Flipping several chapters ahead in my life, I haven’t altogether ditched the thought of hiking the PCT, but have replaced it (perhaps?) with another thru-hike. Now that I am a resident of Canada, similarities between now and my 9th-grade self shine through. I am still living on the Columbia River, mountains, trees, and wildlife are ever-present. Not too far from my backdoor, another thru-hike resides, the Great Divide Trail. Is it an opportunity to seize what I had not in the past?


Hiking this trail, the GDT, has several layers of meaning for me. On the surface, it is purely for the enjoyment of such an undertaking, to live the boyhood dream of tramping through the woods, crossing swollen rivers, exploring glaciated valleys, and cresting mountain passes in weather less-than-fare. In other ways, it is a challenge, a challenge for both body and mind. To be able to reinforce and build confidence, push on when quitting seems all too easy, and feed a desire for adventure. It is also an opportunity for me to develop an intimate relationship with the natural world that encompasses my home, to be able to interact, and live within, the seasonality of the Canadian Rockies, to see flowers bloom and see them fade, to live by the sun and sleep by the stars. 

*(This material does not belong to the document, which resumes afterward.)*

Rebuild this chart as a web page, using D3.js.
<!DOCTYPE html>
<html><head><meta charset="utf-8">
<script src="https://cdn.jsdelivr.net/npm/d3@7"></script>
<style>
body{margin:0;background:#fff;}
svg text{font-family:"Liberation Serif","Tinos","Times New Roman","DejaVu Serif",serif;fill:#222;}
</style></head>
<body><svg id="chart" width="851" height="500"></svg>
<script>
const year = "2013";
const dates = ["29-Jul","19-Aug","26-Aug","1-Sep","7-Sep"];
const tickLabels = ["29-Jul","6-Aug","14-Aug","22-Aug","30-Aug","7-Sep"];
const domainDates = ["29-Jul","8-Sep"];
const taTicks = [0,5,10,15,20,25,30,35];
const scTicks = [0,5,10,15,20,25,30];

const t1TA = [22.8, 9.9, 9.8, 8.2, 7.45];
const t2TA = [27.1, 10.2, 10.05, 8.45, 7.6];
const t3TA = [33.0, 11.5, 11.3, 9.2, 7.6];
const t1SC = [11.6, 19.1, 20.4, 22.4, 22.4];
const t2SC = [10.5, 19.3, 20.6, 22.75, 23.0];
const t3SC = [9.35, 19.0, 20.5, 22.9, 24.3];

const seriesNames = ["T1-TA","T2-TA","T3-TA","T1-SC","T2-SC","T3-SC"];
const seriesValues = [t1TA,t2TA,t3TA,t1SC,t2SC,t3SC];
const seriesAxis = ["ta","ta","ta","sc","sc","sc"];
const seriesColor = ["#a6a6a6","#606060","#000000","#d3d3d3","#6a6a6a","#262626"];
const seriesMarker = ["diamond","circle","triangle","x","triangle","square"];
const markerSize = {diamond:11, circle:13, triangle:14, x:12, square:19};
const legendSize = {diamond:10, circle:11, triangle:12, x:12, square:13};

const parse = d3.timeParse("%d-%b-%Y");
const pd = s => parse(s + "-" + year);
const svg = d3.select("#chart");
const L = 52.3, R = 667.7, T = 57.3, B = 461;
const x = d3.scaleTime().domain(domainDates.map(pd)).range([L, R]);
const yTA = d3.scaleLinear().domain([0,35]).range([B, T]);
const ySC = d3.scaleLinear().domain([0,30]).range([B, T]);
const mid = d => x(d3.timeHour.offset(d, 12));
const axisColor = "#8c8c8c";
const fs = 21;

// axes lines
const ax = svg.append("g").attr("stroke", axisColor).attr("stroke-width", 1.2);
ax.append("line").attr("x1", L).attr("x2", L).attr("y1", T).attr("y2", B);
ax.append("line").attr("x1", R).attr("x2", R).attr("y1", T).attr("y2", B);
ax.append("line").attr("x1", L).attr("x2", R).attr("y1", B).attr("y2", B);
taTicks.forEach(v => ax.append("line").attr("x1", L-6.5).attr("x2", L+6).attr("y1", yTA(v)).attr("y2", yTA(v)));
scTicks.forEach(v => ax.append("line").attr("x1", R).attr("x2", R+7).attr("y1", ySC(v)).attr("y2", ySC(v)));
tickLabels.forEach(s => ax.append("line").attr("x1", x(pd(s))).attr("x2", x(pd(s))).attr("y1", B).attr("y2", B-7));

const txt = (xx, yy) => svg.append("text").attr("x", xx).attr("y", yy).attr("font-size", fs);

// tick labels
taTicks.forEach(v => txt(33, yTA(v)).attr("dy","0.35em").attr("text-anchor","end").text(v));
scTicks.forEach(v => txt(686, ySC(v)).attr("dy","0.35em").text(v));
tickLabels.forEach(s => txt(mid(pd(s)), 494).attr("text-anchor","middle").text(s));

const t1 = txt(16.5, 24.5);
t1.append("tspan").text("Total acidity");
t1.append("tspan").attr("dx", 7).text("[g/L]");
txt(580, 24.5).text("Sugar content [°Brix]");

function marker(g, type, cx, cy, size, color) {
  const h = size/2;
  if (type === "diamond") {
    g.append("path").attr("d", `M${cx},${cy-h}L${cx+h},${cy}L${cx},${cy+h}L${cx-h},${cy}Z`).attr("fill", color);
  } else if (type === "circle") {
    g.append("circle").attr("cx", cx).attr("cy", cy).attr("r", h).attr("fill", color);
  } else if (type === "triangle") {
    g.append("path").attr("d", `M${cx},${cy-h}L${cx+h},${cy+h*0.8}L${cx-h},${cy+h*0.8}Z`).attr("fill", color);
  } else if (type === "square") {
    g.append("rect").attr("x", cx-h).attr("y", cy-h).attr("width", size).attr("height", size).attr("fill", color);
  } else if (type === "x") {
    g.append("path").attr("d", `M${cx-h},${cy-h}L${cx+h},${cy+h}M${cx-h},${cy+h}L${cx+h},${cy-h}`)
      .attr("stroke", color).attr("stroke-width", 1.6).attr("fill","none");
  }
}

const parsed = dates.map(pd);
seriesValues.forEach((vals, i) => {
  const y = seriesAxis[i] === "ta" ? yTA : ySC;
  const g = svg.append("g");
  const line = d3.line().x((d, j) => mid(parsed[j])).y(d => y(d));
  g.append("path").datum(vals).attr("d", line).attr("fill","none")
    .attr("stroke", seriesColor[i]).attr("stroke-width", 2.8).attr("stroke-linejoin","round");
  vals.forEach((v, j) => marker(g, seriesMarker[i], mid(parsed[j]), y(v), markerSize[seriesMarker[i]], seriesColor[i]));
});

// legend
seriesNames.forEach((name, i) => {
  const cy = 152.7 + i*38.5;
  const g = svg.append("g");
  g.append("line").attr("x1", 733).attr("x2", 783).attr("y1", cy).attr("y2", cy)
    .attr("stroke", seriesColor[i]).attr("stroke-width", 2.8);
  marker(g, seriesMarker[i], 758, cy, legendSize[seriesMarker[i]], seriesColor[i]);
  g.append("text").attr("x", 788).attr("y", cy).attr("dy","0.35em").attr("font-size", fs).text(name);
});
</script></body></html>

In another sense this hike is a metaphor for my life journey, the GDT starts at the US border, from where I am a citizen, and travels north, just as I have done with my life. I want this to be an opportunity to connect with my new home, a rugged unforgiving landscape that rivals all natural beauty. I want it to be the most challenging and rewarding undertaking to date. I want it to help me connect with myself and help point me in a direction. I hope that completing the GDT may feel like the final transition from South to North, that it may also open doors that I never knew existed, never dreamed of…but I won’t know that until mid-August when my hungered, stinking self steps foot on the pavement, sticks up a thumb and hitches home.